Connelly admitted that he was not enthusiastic on returning as Norman Harrington, but he took the role anyway because otherwise he would be unoccupied:
"It was like going back while everyone else was moving on. Like Ryan and Mia and Lee. It was like going back and doing your first job over again. But I wasn't busy. It can only really do me good, which it has. The really strange thing was sitting around the set with the other original cast members and trying to figure out who was who. Trying to remember what character was married to who, who was the father. It became hysterical."

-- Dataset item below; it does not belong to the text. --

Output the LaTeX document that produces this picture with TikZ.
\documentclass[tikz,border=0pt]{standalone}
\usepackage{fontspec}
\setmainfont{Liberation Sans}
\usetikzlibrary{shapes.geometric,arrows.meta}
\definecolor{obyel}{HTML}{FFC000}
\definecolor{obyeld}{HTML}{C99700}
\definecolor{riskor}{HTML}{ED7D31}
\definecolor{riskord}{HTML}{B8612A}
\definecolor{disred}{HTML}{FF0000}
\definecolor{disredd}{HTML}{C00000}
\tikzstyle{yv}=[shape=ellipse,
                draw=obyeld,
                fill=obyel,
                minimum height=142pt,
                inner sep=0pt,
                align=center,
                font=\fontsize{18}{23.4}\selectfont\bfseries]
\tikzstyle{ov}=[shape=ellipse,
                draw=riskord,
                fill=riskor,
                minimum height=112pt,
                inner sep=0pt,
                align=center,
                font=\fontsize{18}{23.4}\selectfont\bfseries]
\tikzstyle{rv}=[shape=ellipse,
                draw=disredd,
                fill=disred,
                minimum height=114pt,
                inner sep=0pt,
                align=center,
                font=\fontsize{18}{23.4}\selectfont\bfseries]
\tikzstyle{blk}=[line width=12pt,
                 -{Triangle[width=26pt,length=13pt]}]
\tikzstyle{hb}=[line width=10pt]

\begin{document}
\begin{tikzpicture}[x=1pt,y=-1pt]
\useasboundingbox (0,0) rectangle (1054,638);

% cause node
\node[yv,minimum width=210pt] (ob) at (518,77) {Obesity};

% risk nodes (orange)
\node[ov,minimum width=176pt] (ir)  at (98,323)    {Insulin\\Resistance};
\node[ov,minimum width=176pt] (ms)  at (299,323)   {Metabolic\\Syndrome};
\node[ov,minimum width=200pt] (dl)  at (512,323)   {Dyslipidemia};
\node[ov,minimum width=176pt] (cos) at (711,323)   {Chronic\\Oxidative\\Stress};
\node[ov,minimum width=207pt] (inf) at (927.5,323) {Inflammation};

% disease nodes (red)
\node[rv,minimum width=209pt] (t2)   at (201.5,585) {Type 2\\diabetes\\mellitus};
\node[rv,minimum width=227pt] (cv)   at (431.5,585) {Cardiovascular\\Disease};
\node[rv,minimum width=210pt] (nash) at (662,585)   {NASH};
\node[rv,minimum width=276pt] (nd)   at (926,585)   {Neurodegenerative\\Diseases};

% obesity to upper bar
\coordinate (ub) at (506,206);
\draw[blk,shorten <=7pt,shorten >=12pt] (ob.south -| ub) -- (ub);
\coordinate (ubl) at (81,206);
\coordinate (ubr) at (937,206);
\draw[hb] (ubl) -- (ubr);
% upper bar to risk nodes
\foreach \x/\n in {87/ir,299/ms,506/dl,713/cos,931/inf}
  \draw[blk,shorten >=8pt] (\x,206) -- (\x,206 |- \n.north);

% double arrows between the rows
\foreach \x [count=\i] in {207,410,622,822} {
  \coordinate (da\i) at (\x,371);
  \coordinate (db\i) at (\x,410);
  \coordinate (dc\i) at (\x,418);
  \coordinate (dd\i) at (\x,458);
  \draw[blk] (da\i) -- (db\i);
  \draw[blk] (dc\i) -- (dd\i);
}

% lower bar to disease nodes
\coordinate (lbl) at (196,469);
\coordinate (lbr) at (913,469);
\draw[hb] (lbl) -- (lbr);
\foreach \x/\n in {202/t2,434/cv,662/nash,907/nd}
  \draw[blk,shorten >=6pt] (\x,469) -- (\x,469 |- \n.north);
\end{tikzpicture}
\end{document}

Connelly recalled that the most positive aspect of the film was that, while filming, he made contacts that landed him the role of Mark Twain in another TV film, Incredible Rocky Mountain Race (1977). He signed on to the film in June 1977 along with Ed Nelson, and shortly after Tim O'Connor and Dorothy Malone were revealed as cast members. Meanwhile, actor Christopher S. Nelson - son of other cast member Ed Nelson - was more positive on the film, which to him "felt like a homecoming." Another cast member more positive about the revisit was Malone, who was glad to show up on the set in Texas.

==Reception==
Murder in Peyton Place received generally negative reviews, with the reviewer of the Los Angeles Times calling it "dull" and furthermore wrote:
"Pretend that you're a network programmer and someone gives you this idea--a really crackerjack notion of how grand it would be to get the gang from Peyton Place together again. You could toss in some hopelessly convoluted, arteriosclerotic plot, have them cry and overact (and generally humble their professional integrity) for two interminable hours and call it Murder in Peyton Place. Bingo!"

Of the entire Peyton Place franchise, Murder in Peyton Place was often called "the most forgettable".